Many of last night's rivals do twice that weekly mileage, and do double sessions five days a week. "There are other elements we want to introduce, but keep delaying. We have considered weight-training for the past two years, but put it aside, and now I've delayed it for another year. There are extra running sessions we'd do, but I've also delayed these."
The diktat over her shoes is just one bit of the minutiae of the attention to detail that has helped make Muir the most exciting female middle distance athlete Scotland has seen since European indoor and outdoor champion Yvonne Murray hung up her spikes.
"I have Laura out walking in a new pair of shoes for days, weeks, breaking them in before she is allowed to run in them," he says. "She has been wearing her current pair for three or four months.

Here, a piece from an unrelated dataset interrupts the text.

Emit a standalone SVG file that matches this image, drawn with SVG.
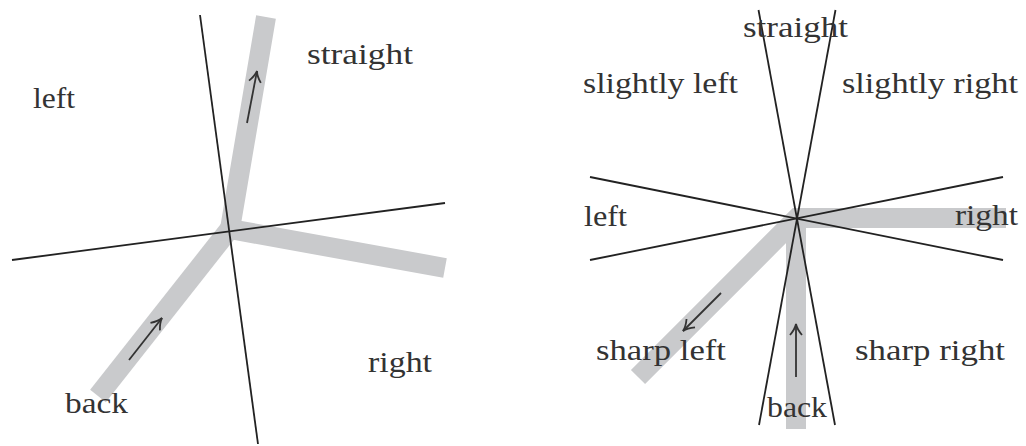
<svg xmlns="http://www.w3.org/2000/svg" width="1026" height="446" viewBox="0 0 1026 446">
<style>
.band{fill:none;stroke:#c9cacc;stroke-width:20;stroke-linejoin:miter;stroke-linecap:butt}
.ln{stroke:#222;stroke-width:1.8;fill:none}
.arr{stroke:#333;stroke-width:1.8;fill:none;marker-end:url(#ah)}
text{font-family:"Liberation Serif","Times New Roman",serif;font-size:30px;fill:#333}
</style>
<defs>
<marker id="ah" markerUnits="userSpaceOnUse" markerWidth="24" markerHeight="24" viewBox="-12 -12 24 24" refX="0" refY="0" orient="auto">
<path d="M-11,-6 Q-5,-1 0,0 Q-5,1 -11,6" fill="none" stroke="#333" stroke-width="1.8"/>
</marker>
</defs>
<rect width="1026" height="446" fill="#fff"/>
<g id="left-diagram">
<g id="left-paths">
<polyline class="band" points="266,17 230,229 445,268"/>
<line class="band" x1="98" y1="396" x2="232" y2="226"/>
</g>
<g id="left-connectors">
<line class="ln" x1="200" y1="15" x2="258" y2="444"/>
<line class="ln" x1="12" y1="260" x2="445" y2="203"/>
<line class="arr" x1="247" y1="123" x2="257" y2="71"/>
<line class="arr" x1="129" y1="360" x2="162" y2="318"/>
</g>
<g id="left-labels">
<text x="307" y="64" textLength="106" lengthAdjust="spacingAndGlyphs">straight</text>
<text x="33" y="108" textLength="42" lengthAdjust="spacingAndGlyphs">left</text>
<text x="368" y="372" textLength="64" lengthAdjust="spacingAndGlyphs">right</text>
<text x="65" y="413" textLength="63" lengthAdjust="spacingAndGlyphs">back</text>
</g>
</g>
<g id="right-diagram">
<g id="right-paths">
<polyline class="band" points="638,377 797,218 1006,218"/>
<line class="band" x1="796" y1="429" x2="796" y2="218"/>
</g>
<g id="right-connectors">
<line class="ln" x1="758.5" y1="10" x2="835" y2="425"/>
<line class="ln" x1="835.5" y1="10" x2="759" y2="425"/>
<line class="ln" x1="590" y1="177" x2="1003" y2="260"/>
<line class="ln" x1="590" y1="260" x2="1003" y2="177"/>
<line class="arr" x1="721" y1="293" x2="683" y2="331"/>
<line class="arr" x1="796" y1="377" x2="796" y2="324"/>
</g>
<g id="right-labels">
<text x="743" y="37" textLength="105" lengthAdjust="spacingAndGlyphs">straight</text>
<text x="583" y="93" textLength="155" lengthAdjust="spacingAndGlyphs">slightly left</text>
<text x="842" y="93" textLength="176" lengthAdjust="spacingAndGlyphs">slightly right</text>
<text x="584" y="226" textLength="43" lengthAdjust="spacingAndGlyphs">left</text>
<text x="955" y="225" textLength="63" lengthAdjust="spacingAndGlyphs">right</text>
<text x="596" y="360" textLength="130" lengthAdjust="spacingAndGlyphs">sharp left</text>
<text x="855" y="360" textLength="150" lengthAdjust="spacingAndGlyphs">sharp right</text>
<text x="767" y="417" textLength="60" lengthAdjust="spacingAndGlyphs">back</text>
</g>
</g>
</svg>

"It's just part of the way we try to ensure she stays clear of injury. She won't be wearing any new shoes until after the European Championships next month."
He points out that the angle of the foot strike when wearing new shoes is different, and risks injury. Similarly, the warm-up routine for his athletes is significantly modifed from that followed by most other coaches.
Working with a large group at Glasgow University, he noticed that after the summer holidays, having done little sport over the summer, students repeatedly suffered injuries. "Lots of hamstring pulls," he says. "So I tried more dynamic exercises, like squats and lunges, that I learned from a European Coaches Conference paper.
"We did less conventional stretching, paid more attention to core body work and longer warm-ups. Now there are next to no lost days, and Laura's training has been really consistent, uninterrupted."
Young was a pupil at Boclair Academy in Bearsden when he made Scottish athletics history. Twenty years ago this summer, he won the World Schools Gymnasiade 800m title in Cyprus. His time of 1:52.5 was faster than European champion Tom McKean at the same age.
Young won the Scottish indoor and outdoor titles in 2003 and ran for Britain at under-23 level before ending his career with a best of 1:49.50. "I probably never fulfilled my potential," he said. "I could not stay healthy. I'd constant respiratory problems, always catching colds. My immune system was poor."
Muir works as an Active Schools Co-ordinator in the west of Glasgow, covering St Thomas Aquinas and five primaries from Drumchapel to Anderston. "It's not my job to indentify talent; it's to get kids involved in any sport," she said, "but across all sports I can see 100 potential medallists, though you'd perhaps have to work with 100 to produce one."
Half of last year's World Championship final field from Moscow raced last night. When Muir runs at the European Championships, most of the other half will be waiting for her.
Her arrival is as refreshing as that of a new Scottish coach in the upper echelon. Young is just 37.